◆ **Written request**: Transcribe every line exactly and omit anything that is a picture.

==================================================

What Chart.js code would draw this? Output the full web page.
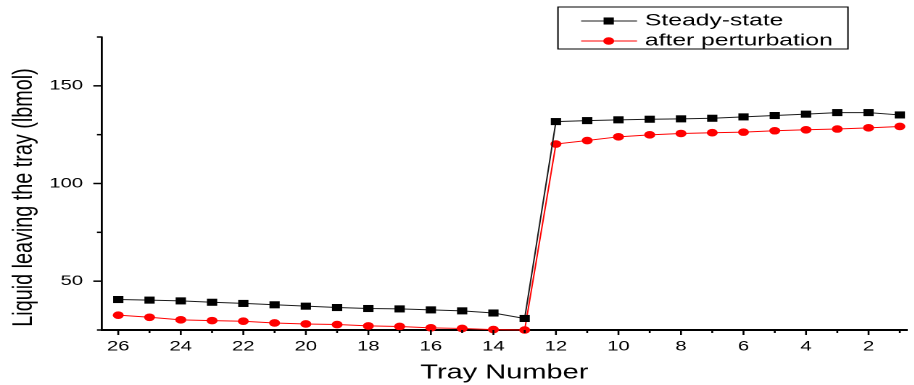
<!DOCTYPE html>
<html>
<head>
<meta charset="utf-8">
<script src="https://cdn.jsdelivr.net/npm/chart.js@4/dist/chart.umd.min.js"></script>
<style>
  html, body { margin: 0; padding: 0; background: #fff; overflow: hidden; }
  #wrap { position: absolute; left: 0; top: 0; height: 385px; transform-origin: 0 0; }
</style>
</head>
<body>
<div id="wrap"><canvas id="chart"></canvas></div>
<script>
// Tray numbers, top of the column (26) to bottom (1)
const trays = [26, 25, 24, 23, 22, 21, 20, 19, 18, 17, 16, 15, 14, 13, 12, 11, 10, 9, 8, 7, 6, 5, 4, 3, 2, 1];

// Liquid flow leaving each tray, lbmol
const steadyState = [40.6, 40.3, 39.9, 39.2, 38.6, 37.9, 37.2, 36.5, 36.0, 35.8, 35.3, 34.8, 33.7, 30.9,
                     131.7, 132.2, 132.6, 132.9, 133.1, 133.4, 134.1, 134.8, 135.5, 136.3, 136.3, 135.1];
const afterPerturbation = [32.6, 31.5, 30.2, 29.8, 29.5, 28.6, 28.1, 27.8, 27.1, 26.8, 26.1, 25.8, 25.2, 25.0,
                           120.2, 122.0, 123.9, 124.9, 125.6, 126.0, 126.3, 127.0, 127.5, 127.9, 128.5, 129.2];

const seriesNames = ['Steady-state', 'after perturbation'];
const xTickLabels = [26, 24, 22, 20, 18, 16, 14, 12, 10, 8, 6, 4, 2];
const yTickLabels = [50, 100, 150];
const xTitle = 'Tray Number';
const yTitle = 'Liquid leaving the tray (lbmol)';

// The figure is laid out narrow and widened horizontally
const STRETCH = 1.45;
const wrap = document.getElementById('wrap');
wrap.style.width = (914 / STRETCH) + 'px';
wrap.style.transform = 'scaleX(' + STRETCH + ')';

const FONT = "'Liberation Sans', Arial, sans-serif";

// Major and minor tick marks on both axes
const tickMarks = {
  id: 'tickMarks',
  afterDraw(chart) {
    const { ctx, scales: { x, y } } = chart;
    ctx.save();
    ctx.strokeStyle = '#000';
    ctx.lineWidth = 1.3;
    trays.forEach(t => {
      const px = x.getPixelForValue(t);
      const len = t % 2 === 0 ? 5 : 3;
      ctx.beginPath();
      ctx.moveTo(px, x.top);
      ctx.lineTo(px, x.top + len);
      ctx.stroke();
    });
    ctx.lineWidth = 1.5;
    for (let v = y.min; v <= y.max + 0.001; v += 25) {
      const py = y.getPixelForValue(v);
      const len = v % 50 === 0 ? 6 : 3.5;
      ctx.beginPath();
      ctx.moveTo(y.right, py);
      ctx.lineTo(y.right - len, py);
      ctx.stroke();
    }
    ctx.restore();
  }
};

// Vertical axis title, set slightly below the middle of the axis
const yAxisTitle = {
  id: 'yAxisTitle',
  afterDraw(chart) {
    const { ctx, chartArea } = chart;
    ctx.save();
    ctx.translate(16.4, (chartArea.top + chartArea.bottom) / 2 + 14);
    ctx.rotate(-Math.PI / 2);
    ctx.fillStyle = '#000';
    ctx.font = '19.8px ' + FONT;
    ctx.textAlign = 'center';
    ctx.textBaseline = 'middle';
    ctx.fillText(yTitle, 0, 0);
    ctx.restore();
  }
};

// Boxed legend in the upper right
const boxLegend = {
  id: 'boxLegend',
  afterDraw(chart) {
    const { ctx } = chart;
    const bx = 384.8, by = 7, bw = 200, bh = 42;
    ctx.save();
    ctx.strokeStyle = '#000';
    ctx.lineWidth = 1;
    ctx.strokeRect(bx, by, bw, bh);
    const rows = [by + 14, by + 34];
    chart.data.datasets.forEach((ds, i) => {
      const yy = rows[i];
      ctx.strokeStyle = ds.borderColor;
      ctx.lineWidth = 1;
      ctx.beginPath();
      ctx.moveTo(bx + 16, yy);
      ctx.lineTo(bx + 54.5, yy);
      ctx.stroke();
      ctx.fillStyle = ds.pointBackgroundColor;
      ctx.strokeStyle = ds.pointBorderColor;
      Chart.helpers.drawPoint(ctx, { pointStyle: ds.pointStyle, radius: ds.pointRadius, rotation: 0, borderWidth: 0 }, bx + 35, yy);
      ctx.fillStyle = '#000';
      ctx.font = '17px ' + FONT;
      ctx.textBaseline = 'middle';
      ctx.textAlign = 'left';
      ctx.fillText(ds.label, bx + 60, yy);
    });
    ctx.restore();
  }
};

const toPoints = vals => trays.map((t, i) => ({ x: t, y: vals[i] }));

new Chart(document.getElementById('chart'), {
  type: 'line',
  data: {
    datasets: [
      {
        label: seriesNames[0],
        data: toPoints(steadyState),
        borderColor: '#1a1a1a',
        borderWidth: 1,
        pointStyle: 'rect',
        pointRadius: 5,
        pointBorderWidth: 0,
        pointBackgroundColor: '#000',
        pointBorderColor: '#000',
        clip: false
      },
      {
        label: seriesNames[1],
        data: toPoints(afterPerturbation),
        borderColor: '#ff0000',
        borderWidth: 1,
        pointStyle: 'circle',
        pointRadius: 3.8,
        pointBorderWidth: 0,
        pointBackgroundColor: '#ff0000',
        pointBorderColor: '#ff0000',
        clip: false
      }
    ]
  },
  options: {
    responsive: true,
    maintainAspectRatio: false,
    animation: false,
    devicePixelRatio: 2,
    layout: { padding: { top: 37, right: 0, left: 0, bottom: 0 } },
    plugins: { legend: { display: false }, tooltip: { enabled: false } },
    scales: {
      x: {
        type: 'linear',
        reverse: true,
        min: 0.78,
        max: 26.52,
        afterBuildTicks: axis => { axis.ticks = xTickLabels.map(v => ({ value: v })); },
        afterFit: axis => { axis.height = 55; },
        grid: { display: false, drawTicks: false },
        border: { display: true, color: '#000', width: 2 },
        ticks: {
          padding: 8,
          maxRotation: 0,
          autoSkip: false,
          color: '#000',
          font: { family: FONT, size: 14 }
        },
        title: {
          display: true,
          text: xTitle,
          color: '#000',
          font: { family: FONT, size: 20, lineHeight: 1.2 },
          padding: { top: 0, bottom: 0 }
        }
      },
      y: {
        type: 'linear',
        min: 25,
        max: 175,
        afterBuildTicks: axis => { axis.ticks = yTickLabels.map(v => ({ value: v })); },
        afterFit: axis => { axis.width = 102 / STRETCH; },
        grid: { display: false, drawTicks: false },
        border: { display: true, color: '#000', width: 1.4 },
        ticks: {
          padding: 13,
          color: '#000',
          font: { family: FONT, size: 14 }
        },
        title: { display: false, text: yTitle }
      }
    }
  },
  plugins: [tickMarks, yAxisTitle, boxLegend]
});
</script>
</body>
</html>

==================================================

◆ **Result of the exercise**:
What Chart.js code would draw this? Output the full web page.
<!DOCTYPE html>
<html>
<head>
<meta charset="utf-8">
<script src="https://cdn.jsdelivr.net/npm/chart.js@4/dist/chart.umd.min.js"></script>
<style>
  html, body { margin: 0; padding: 0; background: #fff; overflow: hidden; }
  #wrap { position: absolute; left: 0; top: 0; height: 385px; transform-origin: 0 0; }
</style>
</head>
<body>
<div id="wrap"><canvas id="chart"></canvas></div>
<script>
// Tray numbers, top of the column (26) to bottom (1)
const trays = [26, 25, 24, 23, 22, 21, 20, 19, 18, 17, 16, 15, 14, 13, 12, 11, 10, 9, 8, 7, 6, 5, 4, 3, 2, 1];

// Liquid flow leaving each tray, lbmol
const steadyState = [40.6, 40.3, 39.9, 39.2, 38.6, 37.9, 37.2, 36.5, 36.0, 35.8, 35.3, 34.8, 33.7, 30.9,
                     131.7, 132.2, 132.6, 132.9, 133.1, 133.4, 134.1, 134.8, 135.5, 136.3, 136.3, 135.1];
const afterPerturbation = [32.6, 31.5, 30.2, 29.8, 29.5, 28.6, 28.1, 27.8, 27.1, 26.8, 26.1, 25.8, 25.2, 25.0,
                           120.2, 122.0, 123.9, 124.9, 125.6, 126.0, 126.3, 127.0, 127.5, 127.9, 128.5, 129.2];

const seriesNames = ['Steady-state', 'after perturbation'];
const xTickLabels = [26, 24, 22, 20, 18, 16, 14, 12, 10, 8, 6, 4, 2];
const yTickLabels = [50, 100, 150];
const xTitle = 'Tray Number';
const yTitle = 'Liquid leaving the tray (lbmol)';

// The figure is laid out narrow and widened horizontally
const STRETCH = 1.45;
const wrap = document.getElementById('wrap');
wrap.style.width = (914 / STRETCH) + 'px';
wrap.style.transform = 'scaleX(' + STRETCH + ')';

const FONT = "'Liberation Sans', Arial, sans-serif";

// Major and minor tick marks on both axes
const tickMarks = {
  id: 'tickMarks',
  afterDraw(chart) {
    const { ctx, scales: { x, y } } = chart;
    ctx.save();
    ctx.strokeStyle = '#000';
    ctx.lineWidth = 1.3;
    trays.forEach(t => {
      const px = x.getPixelForValue(t);
      const len = t % 2 === 0 ? 5 : 3;
      ctx.beginPath();
      ctx.moveTo(px, x.top);
      ctx.lineTo(px, x.top + len);
      ctx.stroke();
    });
    ctx.lineWidth = 1.5;
    for (let v = y.min; v <= y.max + 0.001; v += 25) {
      const py = y.getPixelForValue(v);
      const len = v % 50 === 0 ? 6 : 3.5;
      ctx.beginPath();
      ctx.moveTo(y.right, py);
      ctx.lineTo(y.right - len, py);
      ctx.stroke();
    }
    ctx.restore();
  }
};

// Vertical axis title, set slightly below the middle of the axis
const yAxisTitle = {
  id: 'yAxisTitle',
  afterDraw(chart) {
    const { ctx, chartArea } = chart;
    ctx.save();
    ctx.translate(16.4, (chartArea.top + chartArea.bottom) / 2 + 14);
    ctx.rotate(-Math.PI / 2);
    ctx.fillStyle = '#000';
    ctx.font = '19.8px ' + FONT;
    ctx.textAlign = 'center';
    ctx.textBaseline = 'middle';
    ctx.fillText(yTitle, 0, 0);
    ctx.restore();
  }
};

// Boxed legend in the upper right
const boxLegend = {
  id: 'boxLegend',
  afterDraw(chart) {
    const { ctx } = chart;
    const bx = 384.8, by = 7, bw = 200, bh = 42;
    ctx.save();
    ctx.strokeStyle = '#000';
    ctx.lineWidth = 1;
    ctx.strokeRect(bx, by, bw, bh);
    const rows = [by + 14, by + 34];
    chart.data.datasets.forEach((ds, i) => {
      const yy = rows[i];
      ctx.strokeStyle = ds.borderColor;
      ctx.lineWidth = 1;
      ctx.beginPath();
      ctx.moveTo(bx + 16, yy);
      ctx.lineTo(bx + 54.5, yy);
      ctx.stroke();
      ctx.fillStyle = ds.pointBackgroundColor;
      ctx.strokeStyle = ds.pointBorderColor;
      Chart.helpers.drawPoint(ctx, { pointStyle: ds.pointStyle, radius: ds.pointRadius, rotation: 0, borderWidth: 0 }, bx + 35, yy);
      ctx.fillStyle = '#000';
      ctx.font = '17px ' + FONT;
      ctx.textBaseline = 'middle';
      ctx.textAlign = 'left';
      ctx.fillText(ds.label, bx + 60, yy);
    });
    ctx.restore();
  }
};

const toPoints = vals => trays.map((t, i) => ({ x: t, y: vals[i] }));

new Chart(document.getElementById('chart'), {
  type: 'line',
  data: {
    datasets: [
      {
        label: seriesNames[0],
        data: toPoints(steadyState),
        borderColor: '#1a1a1a',
        borderWidth: 1,
        pointStyle: 'rect',
        pointRadius: 5,
        pointBorderWidth: 0,
        pointBackgroundColor: '#000',
        pointBorderColor: '#000',
        clip: false
      },
      {
        label: seriesNames[1],
        data: toPoints(afterPerturbation),
        borderColor: '#ff0000',
        borderWidth: 1,
        pointStyle: 'circle',
        pointRadius: 3.8,
        pointBorderWidth: 0,
        pointBackgroundColor: '#ff0000',
        pointBorderColor: '#ff0000',
        clip: false
      }
    ]
  },
  options: {
    responsive: true,
    maintainAspectRatio: false,
    animation: false,
    devicePixelRatio: 2,
    layout: { padding: { top: 37, right: 0, left: 0, bottom: 0 } },
    plugins: { legend: { display: false }, tooltip: { enabled: false } },
    scales: {
      x: {
        type: 'linear',
        reverse: true,
        min: 0.78,
        max: 26.52,
        afterBuildTicks: axis => { axis.ticks = xTickLabels.map(v => ({ value: v })); },
        afterFit: axis => { axis.height = 55; },
        grid: { display: false, drawTicks: false },
        border: { display: true, color: '#000', width: 2 },
        ticks: {
          padding: 8,
          maxRotation: 0,
          autoSkip: false,
          color: '#000',
          font: { family: FONT, size: 14 }
        },
        title: {
          display: true,
          text: xTitle,
          color: '#000',
          font: { family: FONT, size: 20, lineHeight: 1.2 },
          padding: { top: 0, bottom: 0 }
        }
      },
      y: {
        type: 'linear',
        min: 25,
        max: 175,
        afterBuildTicks: axis => { axis.ticks = yTickLabels.map(v => ({ value: v })); },
        afterFit: axis => { axis.width = 102 / STRETCH; },
        grid: { display: false, drawTicks: false },
        border: { display: true, color: '#000', width: 1.4 },
        ticks: {
          padding: 13,
          color: '#000',
          font: { family: FONT, size: 14 }
        },
        title: { display: false, text: yTitle }
      }
    }
  },
  plugins: [tickMarks, yAxisTitle, boxLegend]
});
</script>
</body>
</html>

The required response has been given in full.